#### [EXERCISE TASK]
Reproduce the records below exactly as they appear, omitting any pictures they contain.

#### [DATA RECORDS]
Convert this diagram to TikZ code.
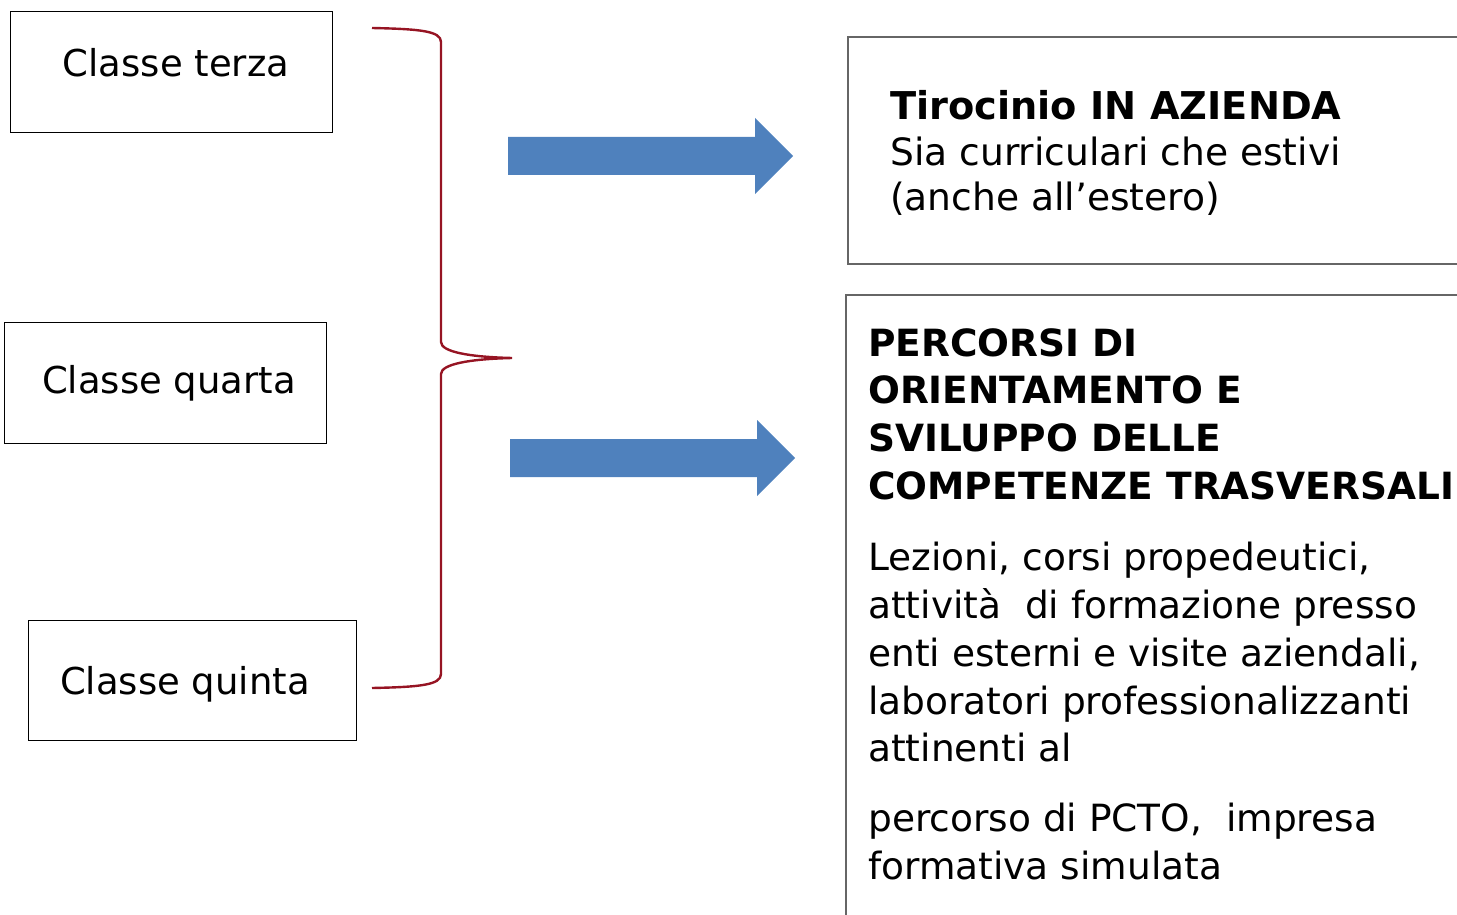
\documentclass[tikz,border=0pt]{standalone}
\usepackage{fontspec}
\setmainfont{DejaVu Sans}
\begin{document}
\begin{tikzpicture}[x=1pt,y=-1pt,
  lbox/.style={draw=black,line width=1pt},
  rbox/.style={draw=black!60,line width=1.3pt},
  brace/.style={draw={rgb,255:red,150;green,20;blue,35},line width=2.4pt},
  bigarrow/.style={fill={rgb,255:red,79;green,129;blue,189},draw=none},
  big/.style={font=\fontsize{37.5}{46}\selectfont,inner sep=0pt,anchor=base west},
  bigc/.style={font=\fontsize{37}{46}\selectfont,inner sep=0pt},
  bigb/.style={font=\fontsize{37.5}{46}\selectfont\bfseries,inner sep=0pt,anchor=base west},
  mid/.style={font=\fontsize{37.6}{44}\selectfont,inner sep=0pt,anchor=base west},
  midb/.style={font=\fontsize{38.3}{44}\selectfont\bfseries,inner sep=0pt,anchor=base west}]
\useasboundingbox (0,0) rectangle (1457,915);
% left boxes
\draw[lbox] (10,12) rectangle (332,133);
\node[bigc] (t3) at (176,63) {Classe terza};
\draw[lbox] (4,322) rectangle (326,443);
\node[bigc] (t4) at (169,383) {Classe quarta};
\draw[lbox] (28,620) rectangle (356,740);
\node[bigc] (t5) at (185,684) {Classe quinta};
% brace
\coordinate (bt) at (372,28);
\coordinate (tip) at (512,358);
\coordinate (bb) at (372,688);
\draw[brace] (bt) .. controls (420,29) and (441,31) .. (441,42) -- (441,342)
  .. controls (441,352) and (470,357) .. (tip)
  .. controls (470,359) and (441,364) .. (441,374) -- (441,674)
  .. controls (441,685) and (420,687) .. (bb);
% arrows
\fill[bigarrow] (508,137) -- (755,137) -- (755,118) -- (793,156) -- (755,194) -- (755,175) -- (508,175) -- cycle;
\fill[bigarrow] (510,439) -- (757,439) -- (757,420) -- (795,458) -- (757,496) -- (757,477) -- (510,477) -- cycle;
% right box 1
\draw[rbox] (1460,37) -- (848,37) -- (848,264) -- (1460,264);
\node[midb] (a1) at (890,120) {Tirocinio IN AZIENDA};
\node[mid] (a2) at (890,165) {Sia curriculari che estivi};
\node[mid] (a3) at (890,210) {(anche all’estero)};
% right box 2
\draw[rbox] (1460,295) -- (846,295) -- (846,918);
\node[bigb] (b1) at (868,356) {PERCORSI DI};
\node[bigb] (b2) at (868,403) {ORIENTAMENTO E};
\node[bigb] (b3) at (868,451) {SVILUPPO DELLE};
\node[bigb] (b4) at (868,499) {COMPETENZE TRASVERSALI};
\node[big] (c1) at (868,570) {Lezioni, corsi propedeutici,};
\node[big] (c2) at (868,618) {attività\ \ di formazione presso};
\node[big] (c3) at (868,666) {enti esterni e visite aziendali,};
\node[big] (c4) at (868,714) {laboratori professionalizzanti};
\node[big] (c5) at (868,761) {attinenti al};
\node[big] (d1) at (868,831) {percorso di PCTO,\ \ impresa};
\node[big] (d2) at (868,879) {formativa simulata};
\end{tikzpicture}
\end{document}
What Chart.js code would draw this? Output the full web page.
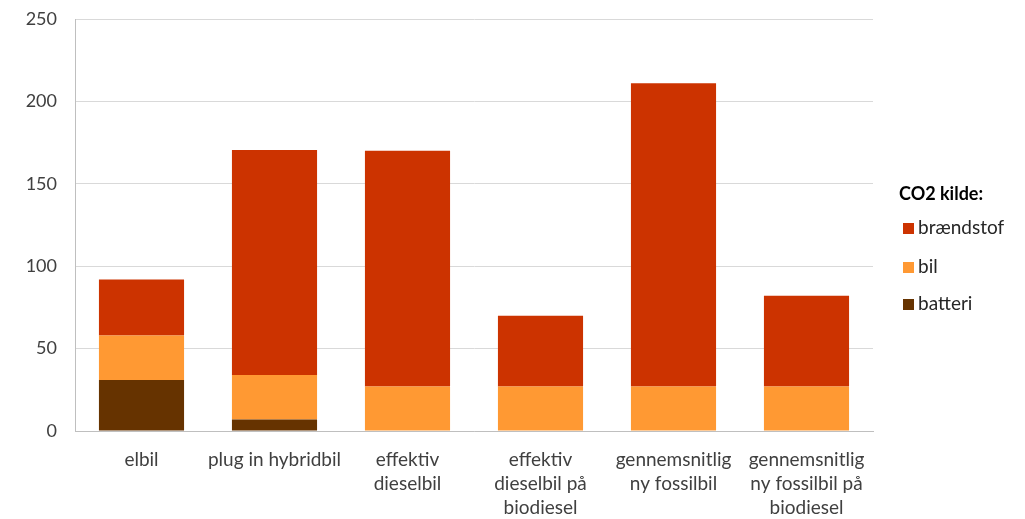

#### [WORKED ANSWER]
Convert this diagram to TikZ code.
\documentclass[tikz,border=0pt]{standalone}
\usepackage{fontspec}
\setmainfont{DejaVu Sans}
\begin{document}
\begin{tikzpicture}[x=1pt,y=-1pt,
  lbox/.style={draw=black,line width=1pt},
  rbox/.style={draw=black!60,line width=1.3pt},
  brace/.style={draw={rgb,255:red,150;green,20;blue,35},line width=2.4pt},
  bigarrow/.style={fill={rgb,255:red,79;green,129;blue,189},draw=none},
  big/.style={font=\fontsize{37.5}{46}\selectfont,inner sep=0pt,anchor=base west},
  bigc/.style={font=\fontsize{37}{46}\selectfont,inner sep=0pt},
  bigb/.style={font=\fontsize{37.5}{46}\selectfont\bfseries,inner sep=0pt,anchor=base west},
  mid/.style={font=\fontsize{37.6}{44}\selectfont,inner sep=0pt,anchor=base west},
  midb/.style={font=\fontsize{38.3}{44}\selectfont\bfseries,inner sep=0pt,anchor=base west}]
\useasboundingbox (0,0) rectangle (1457,915);
% left boxes
\draw[lbox] (10,12) rectangle (332,133);
\node[bigc] (t3) at (176,63) {Classe terza};
\draw[lbox] (4,322) rectangle (326,443);
\node[bigc] (t4) at (169,383) {Classe quarta};
\draw[lbox] (28,620) rectangle (356,740);
\node[bigc] (t5) at (185,684) {Classe quinta};
% brace
\coordinate (bt) at (372,28);
\coordinate (tip) at (512,358);
\coordinate (bb) at (372,688);
\draw[brace] (bt) .. controls (420,29) and (441,31) .. (441,42) -- (441,342)
  .. controls (441,352) and (470,357) .. (tip)
  .. controls (470,359) and (441,364) .. (441,374) -- (441,674)
  .. controls (441,685) and (420,687) .. (bb);
% arrows
\fill[bigarrow] (508,137) -- (755,137) -- (755,118) -- (793,156) -- (755,194) -- (755,175) -- (508,175) -- cycle;
\fill[bigarrow] (510,439) -- (757,439) -- (757,420) -- (795,458) -- (757,496) -- (757,477) -- (510,477) -- cycle;
% right box 1
\draw[rbox] (1460,37) -- (848,37) -- (848,264) -- (1460,264);
\node[midb] (a1) at (890,120) {Tirocinio IN AZIENDA};
\node[mid] (a2) at (890,165) {Sia curriculari che estivi};
\node[mid] (a3) at (890,210) {(anche all’estero)};
% right box 2
\draw[rbox] (1460,295) -- (846,295) -- (846,918);
\node[bigb] (b1) at (868,356) {PERCORSI DI};
\node[bigb] (b2) at (868,403) {ORIENTAMENTO E};
\node[bigb] (b3) at (868,451) {SVILUPPO DELLE};
\node[bigb] (b4) at (868,499) {COMPETENZE TRASVERSALI};
\node[big] (c1) at (868,570) {Lezioni, corsi propedeutici,};
\node[big] (c2) at (868,618) {attività\ \ di formazione presso};
\node[big] (c3) at (868,666) {enti esterni e visite aziendali,};
\node[big] (c4) at (868,714) {laboratori professionalizzanti};
\node[big] (c5) at (868,761) {attinenti al};
\node[big] (d1) at (868,831) {percorso di PCTO,\ \ impresa};
\node[big] (d2) at (868,879) {formativa simulata};
\end{tikzpicture}
\end{document}
What Chart.js code would draw this? Output the full web page.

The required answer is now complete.